> [REQUIRED WORK]: Print the lines of the listing below verbatim from its first line through the line bearing "import matplotlib.transforms as mtransforms". Any pictures are to be omitted.

> [MATERIAL PROVIDED]:

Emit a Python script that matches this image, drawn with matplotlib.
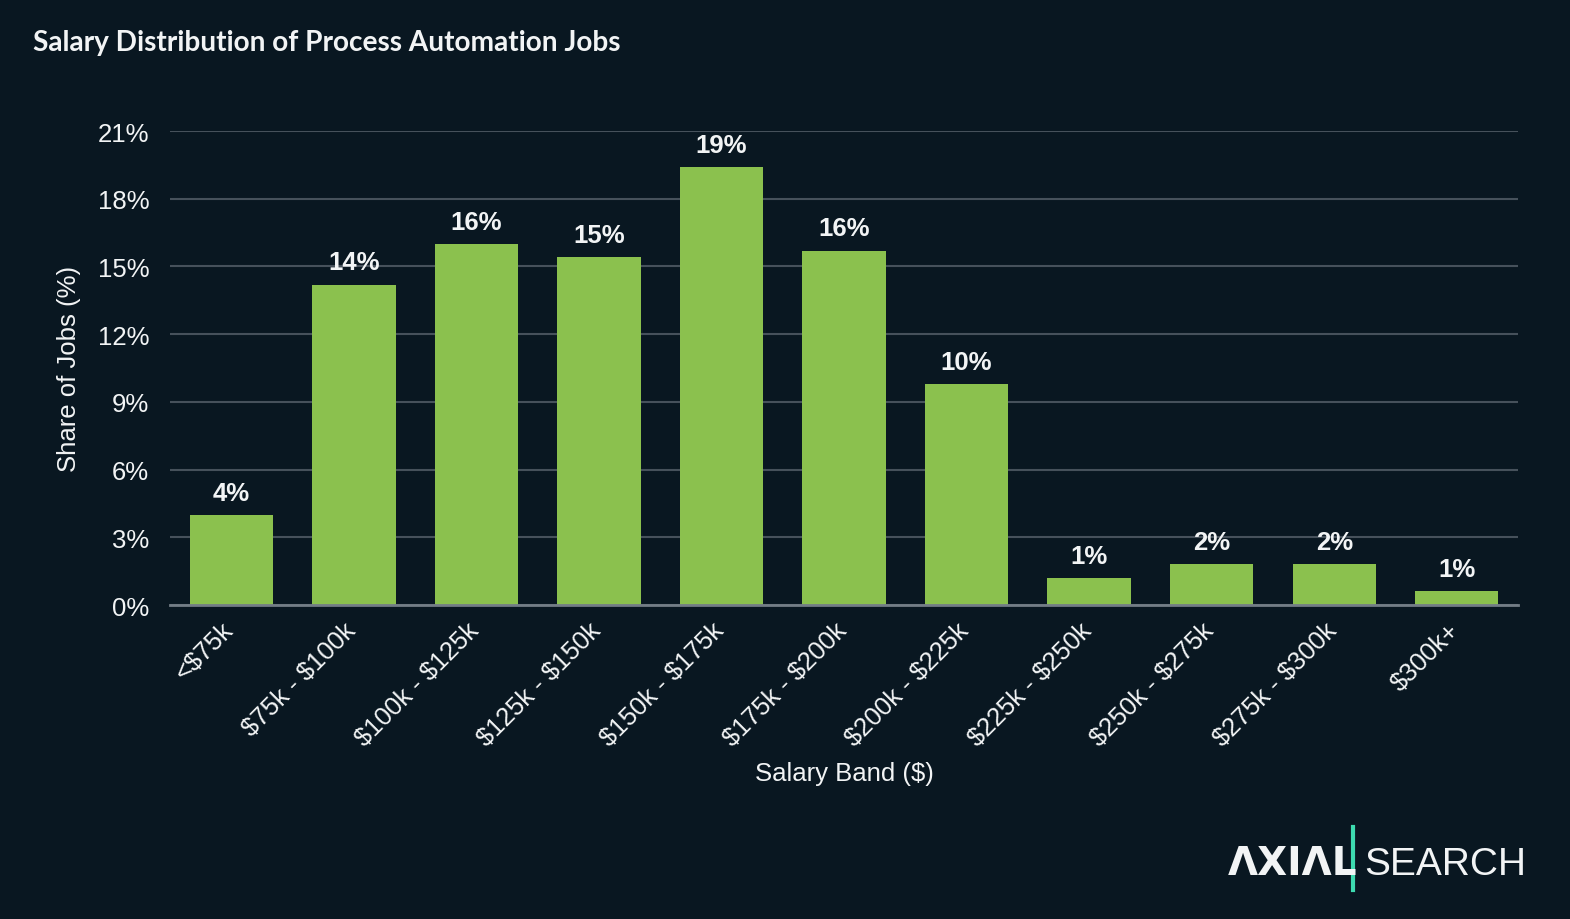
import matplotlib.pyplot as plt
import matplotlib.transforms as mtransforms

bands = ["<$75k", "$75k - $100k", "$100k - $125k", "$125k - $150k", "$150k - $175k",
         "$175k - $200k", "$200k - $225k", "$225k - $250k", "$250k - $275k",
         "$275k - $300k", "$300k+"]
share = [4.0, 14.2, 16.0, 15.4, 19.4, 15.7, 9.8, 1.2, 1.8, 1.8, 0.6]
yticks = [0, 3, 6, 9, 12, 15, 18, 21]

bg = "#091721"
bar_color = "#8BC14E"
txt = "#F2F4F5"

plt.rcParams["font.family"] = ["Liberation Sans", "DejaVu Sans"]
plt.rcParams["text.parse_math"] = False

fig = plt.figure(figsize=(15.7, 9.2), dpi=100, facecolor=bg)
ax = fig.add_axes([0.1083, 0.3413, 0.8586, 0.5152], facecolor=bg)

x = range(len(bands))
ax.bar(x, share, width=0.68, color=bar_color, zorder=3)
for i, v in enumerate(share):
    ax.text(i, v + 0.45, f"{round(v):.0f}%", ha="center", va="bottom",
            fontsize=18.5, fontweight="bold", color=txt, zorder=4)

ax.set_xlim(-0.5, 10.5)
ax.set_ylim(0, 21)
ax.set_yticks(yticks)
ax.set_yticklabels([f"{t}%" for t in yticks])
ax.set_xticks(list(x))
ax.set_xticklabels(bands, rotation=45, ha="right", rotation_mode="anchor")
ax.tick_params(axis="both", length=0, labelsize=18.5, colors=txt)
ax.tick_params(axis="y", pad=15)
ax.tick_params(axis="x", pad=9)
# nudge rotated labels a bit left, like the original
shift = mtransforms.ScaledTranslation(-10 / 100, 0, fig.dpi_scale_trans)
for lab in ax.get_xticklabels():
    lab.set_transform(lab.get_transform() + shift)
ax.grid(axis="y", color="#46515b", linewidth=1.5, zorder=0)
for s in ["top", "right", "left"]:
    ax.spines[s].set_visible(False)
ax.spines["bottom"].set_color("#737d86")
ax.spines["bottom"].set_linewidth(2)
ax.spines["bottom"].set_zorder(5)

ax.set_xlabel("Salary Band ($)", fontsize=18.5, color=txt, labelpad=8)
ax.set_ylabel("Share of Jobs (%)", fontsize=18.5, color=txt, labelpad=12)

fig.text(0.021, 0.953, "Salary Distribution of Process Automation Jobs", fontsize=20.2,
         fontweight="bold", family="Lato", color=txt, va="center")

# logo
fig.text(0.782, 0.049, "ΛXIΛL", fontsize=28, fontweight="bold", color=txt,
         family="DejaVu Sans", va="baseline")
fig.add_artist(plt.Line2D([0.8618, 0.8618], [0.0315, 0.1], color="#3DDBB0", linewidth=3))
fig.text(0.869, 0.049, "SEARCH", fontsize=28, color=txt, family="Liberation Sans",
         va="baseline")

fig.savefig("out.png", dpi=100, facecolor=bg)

> [TASK RESULT]:
Emit a Python script that matches this image, drawn with matplotlib.
import matplotlib.pyplot as plt
import matplotlib.transforms as mtransforms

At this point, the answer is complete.